▶ **What you need to do**
Exactly repeat the full listing that follows.

▶ **Supplied information**

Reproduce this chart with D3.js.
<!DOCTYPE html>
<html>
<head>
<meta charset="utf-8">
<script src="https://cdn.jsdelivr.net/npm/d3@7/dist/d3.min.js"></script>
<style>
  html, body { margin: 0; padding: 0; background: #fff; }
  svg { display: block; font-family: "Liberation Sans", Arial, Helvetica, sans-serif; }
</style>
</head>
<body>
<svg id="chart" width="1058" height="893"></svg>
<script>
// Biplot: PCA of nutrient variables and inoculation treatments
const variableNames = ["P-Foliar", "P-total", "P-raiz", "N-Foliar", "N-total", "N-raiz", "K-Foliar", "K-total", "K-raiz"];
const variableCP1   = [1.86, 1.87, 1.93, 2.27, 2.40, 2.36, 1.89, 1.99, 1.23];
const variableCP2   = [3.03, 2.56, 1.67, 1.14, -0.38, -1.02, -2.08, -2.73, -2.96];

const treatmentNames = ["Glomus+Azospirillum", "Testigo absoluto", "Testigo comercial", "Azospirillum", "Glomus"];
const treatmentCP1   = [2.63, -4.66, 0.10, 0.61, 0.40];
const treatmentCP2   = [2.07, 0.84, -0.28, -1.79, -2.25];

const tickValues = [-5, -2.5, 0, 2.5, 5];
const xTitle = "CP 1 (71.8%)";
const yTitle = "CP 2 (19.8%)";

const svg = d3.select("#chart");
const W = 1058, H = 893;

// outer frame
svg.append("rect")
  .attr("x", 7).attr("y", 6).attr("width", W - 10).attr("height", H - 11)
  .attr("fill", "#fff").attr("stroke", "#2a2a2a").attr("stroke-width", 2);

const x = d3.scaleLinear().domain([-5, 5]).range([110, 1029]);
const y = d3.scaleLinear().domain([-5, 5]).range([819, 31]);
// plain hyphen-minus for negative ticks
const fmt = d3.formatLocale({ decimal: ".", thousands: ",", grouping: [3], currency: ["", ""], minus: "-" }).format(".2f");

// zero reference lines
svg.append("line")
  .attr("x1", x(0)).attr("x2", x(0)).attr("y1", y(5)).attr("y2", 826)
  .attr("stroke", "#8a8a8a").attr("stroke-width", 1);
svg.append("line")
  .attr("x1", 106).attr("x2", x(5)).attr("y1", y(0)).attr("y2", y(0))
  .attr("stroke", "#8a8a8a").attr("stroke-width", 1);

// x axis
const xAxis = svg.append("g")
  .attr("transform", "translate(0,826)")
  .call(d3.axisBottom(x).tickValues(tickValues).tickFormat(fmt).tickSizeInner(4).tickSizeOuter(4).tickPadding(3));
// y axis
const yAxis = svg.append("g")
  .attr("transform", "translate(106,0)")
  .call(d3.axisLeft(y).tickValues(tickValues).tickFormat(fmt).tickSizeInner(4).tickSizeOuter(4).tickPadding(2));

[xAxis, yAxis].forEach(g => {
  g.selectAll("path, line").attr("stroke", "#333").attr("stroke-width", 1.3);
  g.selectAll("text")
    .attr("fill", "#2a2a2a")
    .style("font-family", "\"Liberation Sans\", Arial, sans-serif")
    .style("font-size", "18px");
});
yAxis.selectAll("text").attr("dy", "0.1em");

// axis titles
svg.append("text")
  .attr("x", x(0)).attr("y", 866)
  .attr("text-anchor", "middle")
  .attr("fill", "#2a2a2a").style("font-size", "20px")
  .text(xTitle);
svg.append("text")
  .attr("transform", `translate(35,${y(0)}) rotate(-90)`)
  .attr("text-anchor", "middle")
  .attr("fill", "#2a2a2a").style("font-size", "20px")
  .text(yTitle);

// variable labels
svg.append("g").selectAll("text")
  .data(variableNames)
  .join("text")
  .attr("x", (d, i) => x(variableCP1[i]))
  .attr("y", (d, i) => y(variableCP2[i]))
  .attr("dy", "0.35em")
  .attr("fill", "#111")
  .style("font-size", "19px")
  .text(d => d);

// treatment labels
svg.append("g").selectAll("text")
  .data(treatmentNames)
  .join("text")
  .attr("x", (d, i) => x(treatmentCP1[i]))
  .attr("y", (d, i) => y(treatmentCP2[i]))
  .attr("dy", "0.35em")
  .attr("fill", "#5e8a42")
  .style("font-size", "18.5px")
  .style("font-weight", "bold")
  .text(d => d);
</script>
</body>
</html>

▶ **Output below**
Reproduce this chart with D3.js.
<!DOCTYPE html>
<html>
<head>
<meta charset="utf-8">
<script src="https://cdn.jsdelivr.net/npm/d3@7/dist/d3.min.js"></script>
<style>
  html, body { margin: 0; padding: 0; background: #fff; }
  svg { display: block; font-family: "Liberation Sans", Arial, Helvetica, sans-serif; }
</style>
</head>
<body>
<svg id="chart" width="1058" height="893"></svg>
<script>
// Biplot: PCA of nutrient variables and inoculation treatments
const variableNames = ["P-Foliar", "P-total", "P-raiz", "N-Foliar", "N-total", "N-raiz", "K-Foliar", "K-total", "K-raiz"];
const variableCP1   = [1.86, 1.87, 1.93, 2.27, 2.40, 2.36, 1.89, 1.99, 1.23];
const variableCP2   = [3.03, 2.56, 1.67, 1.14, -0.38, -1.02, -2.08, -2.73, -2.96];

const treatmentNames = ["Glomus+Azospirillum", "Testigo absoluto", "Testigo comercial", "Azospirillum", "Glomus"];
const treatmentCP1   = [2.63, -4.66, 0.10, 0.61, 0.40];
const treatmentCP2   = [2.07, 0.84, -0.28, -1.79, -2.25];

const tickValues = [-5, -2.5, 0, 2.5, 5];
const xTitle = "CP 1 (71.8%)";
const yTitle = "CP 2 (19.8%)";

const svg = d3.select("#chart");
const W = 1058, H = 893;

// outer frame
svg.append("rect")
  .attr("x", 7).attr("y", 6).attr("width", W - 10).attr("height", H - 11)
  .attr("fill", "#fff").attr("stroke", "#2a2a2a").attr("stroke-width", 2);

const x = d3.scaleLinear().domain([-5, 5]).range([110, 1029]);
const y = d3.scaleLinear().domain([-5, 5]).range([819, 31]);
// plain hyphen-minus for negative ticks
const fmt = d3.formatLocale({ decimal: ".", thousands: ",", grouping: [3], currency: ["", ""], minus: "-" }).format(".2f");

// zero reference lines
svg.append("line")
  .attr("x1", x(0)).attr("x2", x(0)).attr("y1", y(5)).attr("y2", 826)
  .attr("stroke", "#8a8a8a").attr("stroke-width", 1);
svg.append("line")
  .attr("x1", 106).attr("x2", x(5)).attr("y1", y(0)).attr("y2", y(0))
  .attr("stroke", "#8a8a8a").attr("stroke-width", 1);

// x axis
const xAxis = svg.append("g")
  .attr("transform", "translate(0,826)")
  .call(d3.axisBottom(x).tickValues(tickValues).tickFormat(fmt).tickSizeInner(4).tickSizeOuter(4).tickPadding(3));
// y axis
const yAxis = svg.append("g")
  .attr("transform", "translate(106,0)")
  .call(d3.axisLeft(y).tickValues(tickValues).tickFormat(fmt).tickSizeInner(4).tickSizeOuter(4).tickPadding(2));

[xAxis, yAxis].forEach(g => {
  g.selectAll("path, line").attr("stroke", "#333").attr("stroke-width", 1.3);
  g.selectAll("text")
    .attr("fill", "#2a2a2a")
    .style("font-family", "\"Liberation Sans\", Arial, sans-serif")
    .style("font-size", "18px");
});
yAxis.selectAll("text").attr("dy", "0.1em");

// axis titles
svg.append("text")
  .attr("x", x(0)).attr("y", 866)
  .attr("text-anchor", "middle")
  .attr("fill", "#2a2a2a").style("font-size", "20px")
  .text(xTitle);
svg.append("text")
  .attr("transform", `translate(35,${y(0)}) rotate(-90)`)
  .attr("text-anchor", "middle")
  .attr("fill", "#2a2a2a").style("font-size", "20px")
  .text(yTitle);

// variable labels
svg.append("g").selectAll("text")
  .data(variableNames)
  .join("text")
  .attr("x", (d, i) => x(variableCP1[i]))
  .attr("y", (d, i) => y(variableCP2[i]))
  .attr("dy", "0.35em")
  .attr("fill", "#111")
  .style("font-size", "19px")
  .text(d => d);

// treatment labels
svg.append("g").selectAll("text")
  .data(treatmentNames)
  .join("text")
  .attr("x", (d, i) => x(treatmentCP1[i]))
  .attr("y", (d, i) => y(treatmentCP2[i]))
  .attr("dy", "0.35em")
  .attr("fill", "#5e8a42")
  .style("font-size", "18.5px")
  .style("font-weight", "bold")
  .text(d => d);
</script>
</body>
</html>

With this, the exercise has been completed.